Written by Butch Fernandez Reporter
Wednesday, 23 September 2009 19:25
THE Real Estate Investment Trust (REIT), described as a sustainable economic driver in countries where it has long been used as an investment and financing tool, inched closer to realization in the Philippines, with a congressional conference committee consolidating the Senate and House versions of the REIT bill. The members agreed to impose the standard 30-percent tax on corporate income only on 10 percent of the earnings of a REIT.
Under the bill, REITs are listed stock corporations that will provide small and large investors with options to participate directly in the ownership, financing and management of large-scale real-estate projects at affordable rates of investment.
Sen. Edgardo Angara, the bill’s principal author, confirmed that the provision limiting the 30-percent corporate income tax on only 10 percent of REIT’s earnings is provided in the final version adopted by the bicameral panel, as part of the incentives in the bill.

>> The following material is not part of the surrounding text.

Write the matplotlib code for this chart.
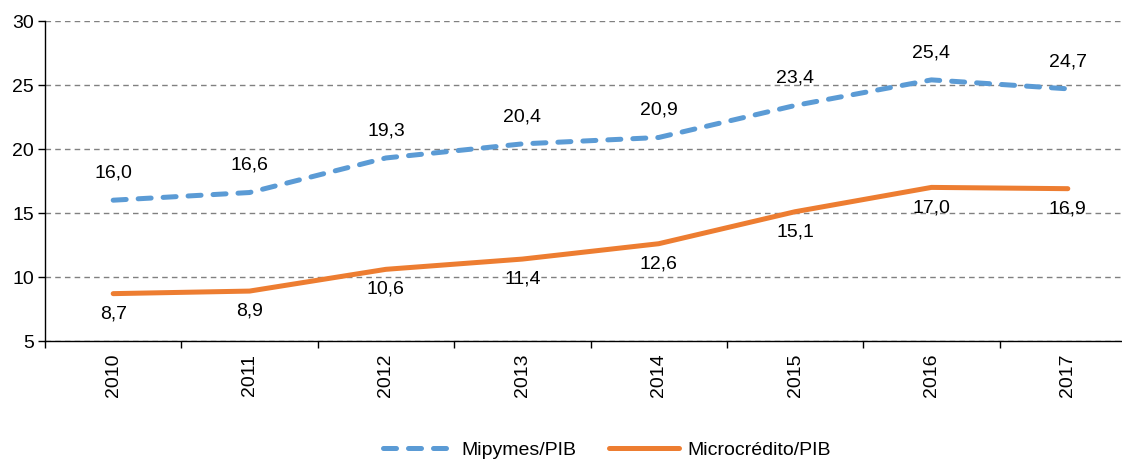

“It required a REIT company to distribute annually at least 90 percent of its distributable income as dividends to its shareholders, and so, the remaining 10 percent will be the tax base,” Angara explained.
He added that the consolidated bill on stock corporations that will pool investors’ funds and investments in these in real-estate ventures is expected to be ratified by both chambers on Monday.
During the bicameral panel meeting on Tuesday, Department of Finance (DOF) officials argued for limiting the tax perks in the bill, voicing serious concerns over their negative impact on the tax base amid government efforts to raise revenues to cover the ballooning deficit.
But while lawmakers agreed to withdraw the proposed preferential income-tax rate of 25 percent for REITs in the first three years, they insisted on a compromise to instead impose the existing 30-percent corporate income tax on 10 percent of REITs income.
At the same time, the consolidated version provides for a creditable withholding tax on income payments to a REIT of 1 percent; plus half of the applicable documentary stamp tax to the sale or transfer of real properties to REITs.
Heeding the DOF’s plea, the lawmakers also agreed that the REITs will not be exempted from paying the value-added tax for the sale, exchange, or transfer of securities that are part of a REIT’s real estate-related assets.